EU Enlargement Commissioner Marta Kos made the decision and the reasoning plain: payments are paused until Serbia restores judicial independence. She also addressed the broader pattern election irregularities flagged by international monitors, the crackdown on peaceful protesters, the tear gas and stun grenades as part of a consistent picture of democratic backsliding.


“You Cannot Sit on Two Chairs”

That line delivered by Commissioner Kos cuts to the heart of what the EU is really trying to force. Serbia has been a formal EU candidate for over a decade. It has also, throughout that decade, maintained close ties with the Kremlin, refused to join Western sanctions against Russia, and pursued a string of opaque, non-competitive infrastructure contracts with Chinese firms, the very contracts at the centre of the Novi Sad collapse allegations.

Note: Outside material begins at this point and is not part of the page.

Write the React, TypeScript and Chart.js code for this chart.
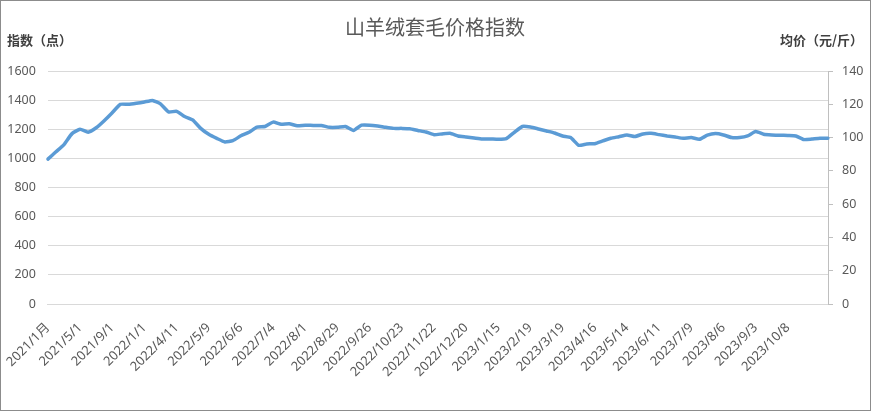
import { useEffect, useRef } from "react"
import { Chart, registerables, type ChartConfiguration, type Plugin } from "chart.js"

Chart.register(...registerables)

// Chart texts
const chartTitle = "山羊绒套毛价格指数"
const leftAxisTitle = "指数（点）"
const rightAxisTitle = "均价（元/斤）"

// One label every 4 categories
const tickLabels = [
  "2021/1月", "2021/5/1", "2021/9/1", "2022/1/1", "2022/4/11", "2022/5/9",
  "2022/6/6", "2022/7/4", "2022/8/1", "2022/8/29", "2022/9/26", "2022/10/23",
  "2022/11/22", "2022/12/20", "2023/1/15", "2023/2/19", "2023/3/19", "2023/4/16",
  "2023/5/14", "2023/6/11", "2023/7/9", "2023/8/6", "2023/9/3", "2023/10/8",
]

// Index values (点)
const indexValues = [
  995, 1045, 1095, 1170, 1200, 1180, 1210, 1259, 1314, 1371,
  1371, 1378, 1387, 1398, 1374, 1319, 1323, 1287, 1264, 1206,
  1165, 1137, 1113, 1122, 1155, 1179, 1215, 1219, 1249, 1234,
  1238, 1224, 1228, 1226, 1226, 1213, 1213, 1219, 1192, 1228,
  1228, 1222, 1213, 1206, 1206, 1204, 1192, 1181, 1163, 1168,
  1172, 1154, 1147, 1140, 1133, 1133, 1131, 1136, 1179, 1219,
  1215, 1202, 1188, 1174, 1154, 1143, 1090, 1099, 1101, 1120,
  1138, 1149, 1161, 1150, 1168, 1172, 1163, 1154, 1147, 1138,
  1143, 1131, 1159, 1170, 1161, 1143, 1143, 1154, 1184, 1166,
  1161, 1159, 1157, 1154, 1129, 1133, 1138, 1138,
]

const categories = indexValues.map((_, i) => (i % 4 === 0 ? tickLabels[i / 4] ?? "" : ""))

const FONT = "'Noto Sans', 'Noto Sans CJK SC', sans-serif"
const CJK = "'Noto Sans CJK SC', sans-serif"

const textPlugin: Plugin = {
  id: "texts",
  afterDraw: (chart) => {
    const ctx = chart.ctx
    ctx.save()
    ctx.fillStyle = "#595959"
    ctx.font = `20px ${CJK}`
    ctx.textAlign = "center"
    ctx.textBaseline = "middle"
    ctx.fillText(chartTitle, 434, 26)

    ctx.fillStyle = "#404040"
    ctx.font = `bold 13px ${CJK}`
    ctx.textAlign = "left"
    ctx.fillText(leftAxisTitle, 6, 39)
    ctx.textAlign = "right"
    ctx.fillText(rightAxisTitle, 862, 39)
    ctx.restore()
  },
}

export default function App() {
  const chartRef = useRef<HTMLCanvasElement>(null)
  const chartInstance = useRef<Chart | null>(null)

  useEffect(() => {
    document.body.style.margin = "0"
    if (!chartRef.current) return
    if (chartInstance.current) chartInstance.current.destroy()

    const config: ChartConfiguration = {
      type: "line",
      data: {
        labels: categories,
        datasets: [
          {
            label: "指数",
            data: indexValues,
            borderColor: "#5B9BD5",
            borderWidth: 3.5,
            pointRadius: 0,
            tension: 0.15,
            borderJoinStyle: "round",
            borderCapStyle: "round",
            yAxisID: "y",
          },
        ],
      },
      options: {
        animation: false,
        responsive: true,
        maintainAspectRatio: false,
        layout: { padding: { top: 70, bottom: 18, left: 0, right: 0 } },
        plugins: {
          legend: { display: false },
          title: { display: false },
          tooltip: { enabled: false },
        },
        scales: {
          x: {
            offset: false,
            grid: { display: false },
            border: { display: true, color: "#d9d9d9" },
            afterFit: (scale) => {
              scale.height = 88
            },
            ticks: {
              autoSkip: false,
              maxRotation: 45,
              minRotation: 45,
              color: "#595959",
              font: { family: FONT, size: 13 },
              padding: 8,
            },
          },
          y: {
            position: "left",
            min: 0,
            max: 1600,
            afterFit: (scale) => {
              scale.width = 44
            },
            ticks: {
              stepSize: 200,
              color: "#595959",
              font: { family: FONT, size: 12.5 },
              padding: 12,
              callback: (v) => String(v),
            },
            grid: { color: "#d9d9d9", drawTicks: false },
            border: { display: false },
          },
          y1: {
            position: "right",
            min: 0,
            max: 140,
            afterFit: (scale) => {
              scale.width = 42
            },
            ticks: {
              stepSize: 20,
              color: "#595959",
              font: { family: FONT, size: 12.5 },
              padding: 9,
              callback: (v) => String(v),
            },
            grid: { drawOnChartArea: false, color: "#bfbfbf", tickLength: 5 },
            border: { display: true, color: "#bfbfbf" },
          },
        },
      },
      plugins: [textPlugin],
    }

    chartInstance.current = new Chart(chartRef.current, config)

    return () => {
      if (chartInstance.current) {
        chartInstance.current.destroy()
        chartInstance.current = null
      }
    }
  }, [])

  return (
    <div
      style={{
        width: 871,
        height: 411,
        boxSizing: "border-box",
        border: "1px solid #8c8c8c",
        background: "#fff",
      }}
    >
      <div style={{ position: "relative", width: 869, height: 409 }}>
        <canvas ref={chartRef}></canvas>
      </div>
    </div>
  )
}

Vučić has spent years taking EU development money while looking East for political alliances, treating Brussels and Beijing as parallel sources of leverage rather than mutually exclusive commitments. The €1.5 billion freeze is the EU’s clearest signal yet that this balancing act has a limit.

With Vučić hinting that early parliamentary elections could come between September and November this year, the student movement is already thinking beyond the street. The task they’ve set themselves now is to convert 18 months of protest energy into an electoral force capable of challenging a ruling party that has shaped Serbian politics, its courts, its media, its contracts in its own image for over a decade.

The roof in Novi Sad fell in November 2024. What it started is still very much standing.